In a landscape where gratuitous violence and sex without consequences earns a safe PG-13 rating, Killer Joe, slapped with a NC-17 rating, reveals violence and sexuality only when necessary. This Southern gothic family affair gone awry is sprinkled with dark comedy and has grander themes that reach beyond its promise of brutality.
Chris Smith (Emile Hirsch) has accumulated a large debt from an unscrupulous drug cartel. With a tip from his mother’s boyfriend, he persuades his father Ansel (Thomas Haden Church), his sister Dottie (Juno Temple), and his step-mother (Gina Gershon), to hire Joe Cooper (Matthew McConaughey), a Dallas police detective who moonlights as a contract killer, to kill his mother and secure the $50,000 life insurance policy. When they do not have Joe’s required advance, Joe requests to put up an unconventional retainer, Dottie.
Dottie does not operate at the mental level of her age. She is coddled by her family, kept out of more adult conversations, and her sleepwalking seems to be getting worse over time. However, Dottie still has an understanding of what is going on, and her objective perspective makes her a central kingpin. She is the sole light of purity in the family, retaining her virginity, and in order to secure Joe’s services, the family barely blinks to place her purity on the line.
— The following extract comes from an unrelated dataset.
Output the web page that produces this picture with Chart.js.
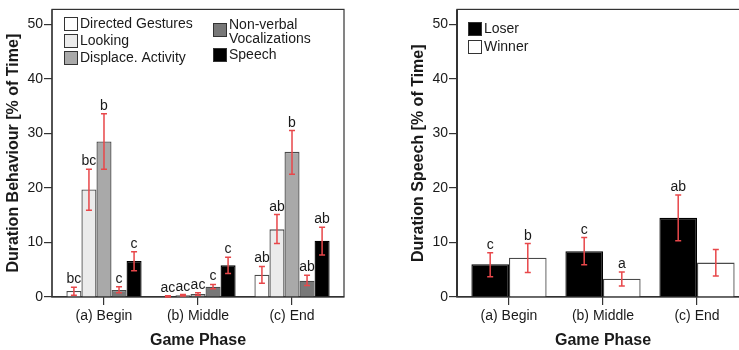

This disloyalty and indifference in the family is ever reaching. The catalyst for the film, having taken place prior to the film’s opening, is Chris’s mother stealing his cocaine and selling it, essentially putting Chris in a tough spot with his supplier. Putting Dottie’s sexuality up as a retainer is as disloyal as it gets, but Dottie, like everyone in the family, has no qualms about her mother’s death, as she attempted to asphyxiate Dottie at an early age, which may explain some of her mental differences. However, the only loyalty seen in the film is between Chris and Dottie, of which, Chris seems to have a near incestuous ideal of his sister.
As a Southern dark comedy, Killer Joe balances the brutality, mystery, and comedy carefully to not over extend itself into any generic route. The laughs come at the right time, and the violence, although certainly worthy of its NC-17 rating, is not gratutious as it reveals itself in the most opportune moments. To watch a gaggle of white trash think they can pull off both murder and insurance fraud is a surely a great premise for a dark comedy.
The Smiths are not people of wealth, or even common sense. Ansel, Dottie, and Gina live together in a trailer with the classic chained, barking pitbull perched outside, and monster truck videos playing non-stop on their television. Ansel is as absent-minded as they come, and Gina barely hides her canoodling with another man from Dottie.
One of the most interesting aspects of Killer Joe is that we only briefly see the target and her boyfriend, the two people who are the catalysts who set the film in motion. The first sounds in the film is Joe fidgeting with opening and closing his lighter over black. His zippo lighter embodies the Joe’s character, a calculated detective with a shiny exterior, but with the right spark, can be set afire.
Killer Joe also contains some fascinating performances, especially from Matthew McConaughey, the go to guy for cold-blooded and snarky attitude with a vocal twang, provides one of his best performances to date. Hirsch also provides a stunning performance as a bumbling drug dealer who rounds up the family for a good ole’ fashioned domestic betrayal. Juno Temple knows exactly how to use her natural beauty and ageless appearance to embody the purity necessary to exhibit a woman who does not entirely operate at the level her age would suggest.
Director William Friedkin, who changed perceptions of horror films with The Exorcist, has made his most violent and brutal film in his mid-seventies. Captured by cinematographer Caleb Deschanel, Killer Joe has a gorgeous picture, even if it is dominated by a subdued color palate, thanks to the sun-soaked landscape and depressive locales. Based off the Tracy Letts play of the same name, the film’s theatrical roots are present as the dialogue is forthright and entertaining. Lastly, the film utilizes surround sound capabilities better than anything I have heard since Black Swan. Sound effects are not dominated by low frequency oscillations, but well instituted details that elevate the film’s environments and action.
Certainly not too long and incredibly unpredictable, Killer Joe leaves you speechless at the end, but thinking about it for quite some time. The film’s premise could easily have been veered off course by lesser experienced filmmakers, but instead maintains its position as a Gothic dark comedy. The film will surely divide many, but Killer Joe provides insurmountable replay value and a script worthy of close-readings. The film’s central idelogical indifference between the characters, particularly murder, is eerie and disconcerting. Then again, so was The Exorcist, which scared the nation like no other film before, and to see influential filmmakers still pushing their craft and testing audiences is a pleasure.